Parallel ADI solver based on processor scheduling

  • Authors:
  • Alex Povitsky

  • Affiliations:
  • Department of Mechanical Engineering, Concordia University, 1455 de Maisonneuve Blvd, H-549, Montreal, Quebec, Canada H3G 1M8

  • Venue:
  • Applied Mathematics and Computation
  • Year:
  • 2002

Quantified Score

Hi-index 0.48

Visualization

Abstract

Gaussian elimination is used for the direct solution of banded linear systems that typically appear in implicit numerical methods for PDEs. Gaussian elimination for narrow-banded systems (also known as the Thomas algorithm (TA)) includes forward and backward recurrences along lines of a numerical grid. Multi-domain decomposition, essential for parallelization of implicit solvers, spans the recurrences across processors in one or more directions. Processor idle time and inter-processor communication time are two interdependent reasons for the poor parallelization efficiency of TAs. In this research an efficient parallel algorithm for 3D directionally split problems is developed. The proposed solver is based on the static scheduling of processors where local and non-local, data-dependent and data-independent computations are scheduled while processors are idle. The proposed algorithm uses a reformulated version of the pipelined Thomas algorithm that starts the backward step computations immediately after the completion of the forward step computations for the first portion of lines.
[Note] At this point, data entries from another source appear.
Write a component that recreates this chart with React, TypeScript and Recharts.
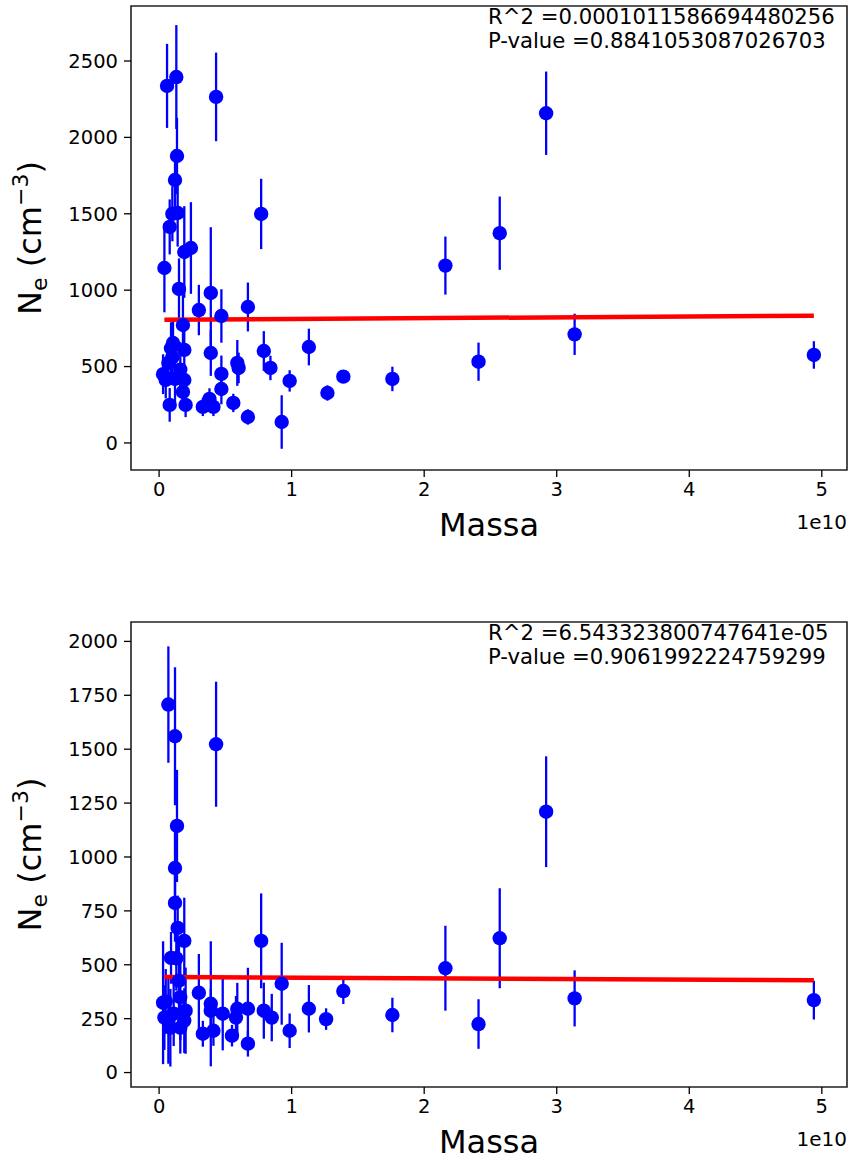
import React from 'react';
import { ScatterChart, Scatter, XAxis, YAxis, ErrorBar, ReferenceArea, Label } from 'recharts';

// ---------- shared ----------
const xTicks = [0, 1, 2, 3, 4, 5];
const xDomain: [number, number] = [-0.212, 5.19];
const xOffsetText = '1e10';
const xLabel = 'Massa';

// ---------- top panel ----------
const yTicksTop = [0, 500, 1000, 1500, 2000, 2500];
const yDomainTop: [number, number] = [-177, 2860];
const massTop = [0.06, 0.13, 0.43, 0.135, 0.12, 0.14, 0.10, 0.08, 0.04, 0.19, 0.24, 0.15, 0.30, 0.39, 0.47, 0.67, 0.77, 0.18, 0.105, 0.19, 0.39, 0.79, 1.13, 0.07, 0.05, 0.19, 0.47, 0.59, 0.60, 0.84, 0.985, 0.18, 0.47, 0.08, 0.20, 0.33, 0.38, 0.41, 0.56, 0.67, 0.925, 1.27, 1.39, 1.76, 2.16, 2.41, 2.57, 2.92, 3.135, 4.94, 0.03, 0.10, 0.12, 0.16, 0.09];
const neTop = [2337, 2395, 2265, 1878, 1721, 1505, 1500, 1414, 1145, 1250, 1276, 1008, 870, 982, 831, 890, 1499, 772, 654, 609, 589, 602, 628, 524, 412, 412, 452, 524, 491, 491, 406, 334, 353, 249, 249, 236, 288, 236, 262, 170, 137, 327, 434, 419, 1161, 532, 1373, 2158, 711, 576, 450, 560, 420, 480, 620];
const errTop = [275, 340, 290, 250, 200, 220, 180, 180, 290, 300, 300, 200, 165, 430, 175, 160, 230, 200, 150, 150, 150, 130, 120, 150, 120, 100, 120, 150, 100, 80, 70, 100, 100, 110, 80, 60, 70, 60, 60, 50, 175, 50, 40, 80, 190, 125, 240, 273, 135, 90, 130, 160, 150, 180, 170];
const fitMass = [0.04, 4.94];
const fitTop = [806, 833];
const statsTop = ['R^2 =0.0001011586694480256', 'P-value =0.8841053087026703'];

// ---------- bottom panel ----------
const yTicksBottom = [0, 250, 500, 750, 1000, 1250, 1500, 1750, 2000];
const yDomainBottom: [number, number] = [-67, 2090];
const massBottom = [0.07, 0.12, 0.43, 0.135, 0.12, 0.12, 0.14, 0.09, 0.19, 0.77, 0.30, 0.925, 0.39, 0.03, 0.15, 0.67, 0.59, 0.79, 1.13, 0.85, 0.58, 0.48, 0.39, 1.26, 0.985, 0.33, 0.41, 0.55, 0.67, 0.04, 0.07, 0.11, 0.19, 0.085, 0.20, 0.16, 1.39, 1.76, 2.16, 2.41, 2.57, 2.92, 3.135, 4.94, 0.05, 0.16, 0.13];
const neBottom = [1707, 1560, 1523, 1144, 949, 787, 671, 532, 611, 611, 370, 412, 319, 324, 426, 296, 296, 287, 296, 255, 255, 273, 287, 248, 194, 180, 194, 171, 134, 255, 241, 273, 241, 208, 287, 208, 378, 267, 484, 225, 623, 1210, 344, 336, 330, 350, 530];
const errBottom = [270, 320, 290, 260, 200, 180, 150, 120, 200, 220, 180, 190, 290, 285, 200, 190, 120, 130, 110, 110, 100, 170, 100, 50, 80, 60, 70, 50, 60, 150, 200, 150, 150, 180, 200, 120, 60, 80, 197, 115, 232, 257, 130, 90, 150, 200, 150];
const fitBottom = [443, 428];
const statsBottom = ['R^2 =6.543323800747641e-05', 'P-value =0.9061992224759299'];

const FONT = 'DejaVu Sans';
const BLUE = '#0000ff';
const RED = '#ff0000';

const XTick = (props: any) => {
  const { x, y, payload } = props;
  return (
    <text x={x} y={y} dy="0.71em" textAnchor="middle" fontSize={19.5} fontFamily={FONT} fill="#000">
      {payload.value}
    </text>
  );
};

const YTick = (props: any) => {
  const { x, y, payload } = props;
  return (
    <text x={x} y={y} dy="0.355em" textAnchor="end" fontSize={19.5} fontFamily={FONT} fill="#000">
      {payload.value}
    </text>
  );
};

const XLabelContent = (props: any) => {
  const { viewBox } = props;
  const cx = viewBox.x + viewBox.width / 2;
  return (
    <g>
      <text x={cx} y={viewBox.y + 66} textAnchor="middle" fontSize={32} fontFamily={FONT} fill="#000">
        {xLabel}
      </text>
      <text x={viewBox.x + viewBox.width} y={viewBox.y + 59} textAnchor="end" fontSize={20} fontFamily={FONT} fill="#000">
        {xOffsetText}
      </text>
    </g>
  );
};

const YLabelContent = (props: any) => {
  const { viewBox } = props;
  const cx = viewBox.x + 41;
  const cy = viewBox.y + viewBox.height / 2;
  return (
    <text
      x={cx}
      y={cy}
      transform={`rotate(-90, ${cx}, ${cy})`}
      textAnchor="middle"
      fontSize={32}
      fontFamily={FONT}
      fill="#000"
    >
      N
      <tspan dy={6} fontSize={22}>e</tspan>
      <tspan dy={-6}> (cm</tspan>
      <tspan dy={-13} fontSize={22}>−3</tspan>
      <tspan dy={13}>)</tspan>
    </text>
  );
};

const makeStats = (lines: string[]) => (props: any) => {
  const { viewBox } = props;
  return (
    <g>
      {lines.map((t, i) => (
        <text key={i} x={viewBox.x + viewBox.width - 359} y={viewBox.y + 18 + i * 24} fontSize={21.2} fontFamily={FONT} fill="#000">
          {t}
        </text>
      ))}
    </g>
  );
};

const Dot = (props: any) => <circle cx={props.cx} cy={props.cy} r={7.2} fill={BLUE} />;
const NoDot = () => <g />;

type PanelProps = {
  mass: number[];
  ne: number[];
  err: number[];
  fit: number[];
  yTicks: number[];
  yDomain: [number, number];
  stats: string[];
  height: number;
  top: number;
  xAxisHeight: number;
};

const Panel = ({ mass, ne, err, fit, yTicks, yDomain, stats, height, top, xAxisHeight }: PanelProps) => {
  const points = mass.map((m, i) => ({ x: m, y: ne[i], err: err[i] }));
  const fitData = fitMass.map((m, i) => ({ x: m, y: fit[i] }));
  return (
    <ScatterChart width={848} height={height} margin={{ top, right: 1, bottom: 0, left: 0 }}>
      <XAxis
        type="number"
        dataKey="x"
        domain={xDomain}
        ticks={xTicks}
        allowDataOverflow
        height={xAxisHeight}
        tick={<XTick />}
        tickSize={7}
        tickMargin={5}
        tickLine={{ stroke: '#000', strokeWidth: 1.3 }}
        axisLine={false}
        interval={0}
      >
        <Label content={<XLabelContent />} />
      </XAxis>
      <YAxis
        type="number"
        dataKey="y"
        domain={yDomain}
        ticks={yTicks}
        allowDataOverflow
        width={131}
        tick={<YTick />}
        tickSize={7}
        tickMargin={6}
        tickLine={{ stroke: '#000', strokeWidth: 1.3 }}
        axisLine={false}
        interval={0}
      >
        <Label content={<YLabelContent />} />
      </YAxis>
      <Scatter
        data={fitData}
        line={{ stroke: RED, strokeWidth: 4.5 }}
        shape={<NoDot />}
        isAnimationActive={false}
      />
      <Scatter data={points} shape={<Dot />} isAnimationActive={false}>
        <ErrorBar dataKey="err" direction="y" width={0} stroke={BLUE} strokeWidth={2.3} isAnimationActive={false} />
      </Scatter>
      <ReferenceArea
        x1={xDomain[0]}
        x2={xDomain[1]}
        y1={yDomain[0]}
        y2={yDomain[1]}
        fill="none"
        stroke="#222"
        strokeWidth={1.6}
      >
        <Label content={makeStats(stats)} />
      </ReferenceArea>
    </ScatterChart>
  );
};

export default function App() {
  return (
    <div style={{ position: 'absolute', left: 0, top: 0, width: 848, height: 1162, background: '#fff' }}>
      <Panel
        mass={massTop}
        ne={neTop}
        err={errTop}
        fit={fitTop}
        yTicks={yTicksTop}
        yDomain={yDomainTop}
        stats={statsTop}
        height={581}
        top={6}
        xAxisHeight={111}
      />
      <Panel
        mass={massBottom}
        ne={neBottom}
        err={errBottom}
        fit={fitBottom}
        yTicks={yTicksBottom}
        yDomain={yDomainBottom}
        stats={statsBottom}
        height={581}
        top={41}
        xAxisHeight={75}
      />
    </div>
  );
}
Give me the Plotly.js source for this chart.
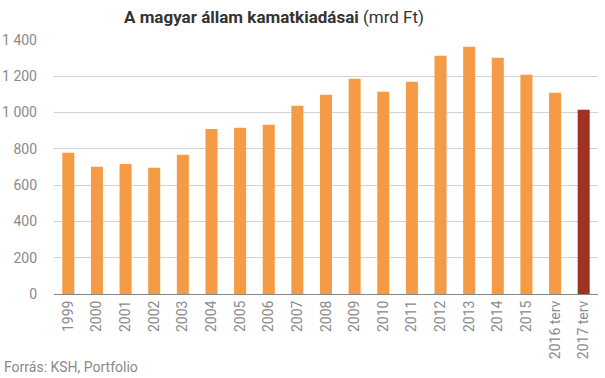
<!DOCTYPE html>
<html><head><meta charset="utf-8">
<script src="https://cdn.plot.ly/plotly-3.0.1.min.js"></script>
<style>html,body{margin:0;padding:0;background:#fff}#c{width:605px;height:378px}</style>
</head><body><div id="c"></div>
<script>
var categories = ["1999","2000","2001","2002","2003","2004","2005","2006","2007","2008","2009","2010","2011","2012","2013","2014","2015","2016 terv","2017 terv"];
var values = [778,702,717,696,767,910,916,933,1037,1098,1186,1115,1170,1313,1363,1302,1208,1109,1015];
var tickVals = [0,200,400,600,800,1000,1200,1400];
var tickText = ["0","200","400","600","800","1 000","1 200","1 400"];
var colors = categories.map(function(c){ return c === "2017 terv" ? "#A03224" : "#F59B45"; });

Plotly.newPlot("c", [{
  type: "bar", x: categories, y: values,
  marker: {color: colors}, hoverinfo: "none"
}], {
  width: 605, height: 378,
  margin: {l: 54, r: 7, t: 40, b: 84},
  bargap: 0.58,
  paper_bgcolor: "#fff", plot_bgcolor: "#fff",
  font: {family: "Roboto, sans-serif", color: "#8a8a8a", size: 14},
  title: {text: "<b>A magyar állam kamatkiadásai</b> (mrd Ft)", xref: "container", x: 124/605, xanchor: "left", yref: "container", y: 0.955, yanchor: "middle",
          font: {family: "Roboto, sans-serif", size: 17, color: "#333333"}},
  xaxis: {type: "category", tickangle: -90, showgrid: false, showline: true, linecolor: "#888", linewidth: 1,
          ticks: "", tickfont: {size: 14, color: "#8a8a8a"}, range: [-0.5, 18.5]},
  yaxis: {range: [0, 1400], tickvals: tickVals, ticktext: tickText, showgrid: true, gridcolor: "#d3d3d3", gridwidth: 1,
          zeroline: false, showline: false, ticks: "", ticklabelstandoff: 16, tickfont: {size: 14, color: "#8a8a8a"}},
  annotations: [{text: "Forrás: KSH, Portfolio", xref: "paper", yref: "paper", x: -0.085, y: -0.287, xanchor: "left", yanchor: "middle",
                 showarrow: false, font: {size: 14, color: "#8a8a8a"}, align: "left", xshift: -6}],
  showlegend: false
}, {staticPlot: true, displayModeBar: false});
</script></body></html>
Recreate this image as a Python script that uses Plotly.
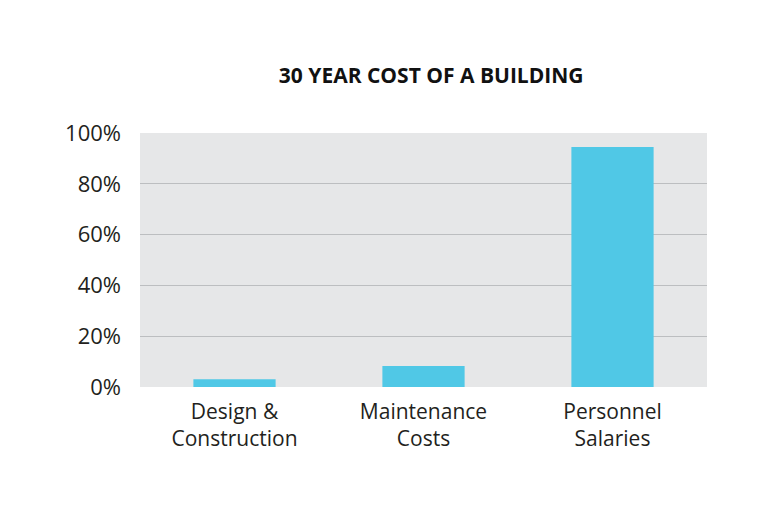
import plotly.graph_objects as go

categories = ["Design &<br>Construction", "Maintenance<br>Costs", "Personnel<br>Salaries"]
shares = [0.031, 0.083, 0.945]
tick_vals = [0, 0.2, 0.4, 0.6, 0.8, 1.0]
tick_text = ["0%", "20%", "40%", "60%", "80%", "100%"]

fig = go.Figure(
    go.Bar(x=categories, y=shares, marker=dict(color="#50c8e6", line=dict(width=0)))
)

fig.update_layout(
    width=768,
    height=512,
    paper_bgcolor="white",
    plot_bgcolor="#e6e7e8",
    bargap=0.565,
    showlegend=False,
    margin=dict(l=132, r=69, t=125, b=133),
    font=dict(family="Open Sans, Lato, sans-serif", color="#231f20", size=20),
    title=dict(
        text="<b>30 YEAR COST OF A BUILDING</b>",
        x=0.551,
        xanchor="center",
        y=0.868,
        yanchor="middle",
        font=dict(size=21, color="#111111"),
    ),
)
fig.update_yaxes(
    range=[0, 1.0],
    tickvals=tick_vals,
    ticktext=tick_text,
    gridcolor="#bcbec0",
    gridwidth=1,
    zeroline=False,
    ticks="",
    ticklabelstandoff=18,
    tickfont=dict(size=22),
)
fig.update_xaxes(ticks="", tickfont=dict(size=21), ticklabelstandoff=10)

fig.write_html("out.html")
This algorithm has data available for other computational tasks while processors are idle from the TA. A theoretical model of parallelization efficiency is used to define optimal parameters of the algorithm, to show an asymptotic parallelization penalty and to obtain an optimal cover of a global domain with subdomains. It is shown by computational experiments and by the theoretical model that the proposed algorithm considerably reduces the communication cost and processor idle time over the basic algorithm for the range of the number of processors (subdomains) considered and the number of grid nodes per subdomain.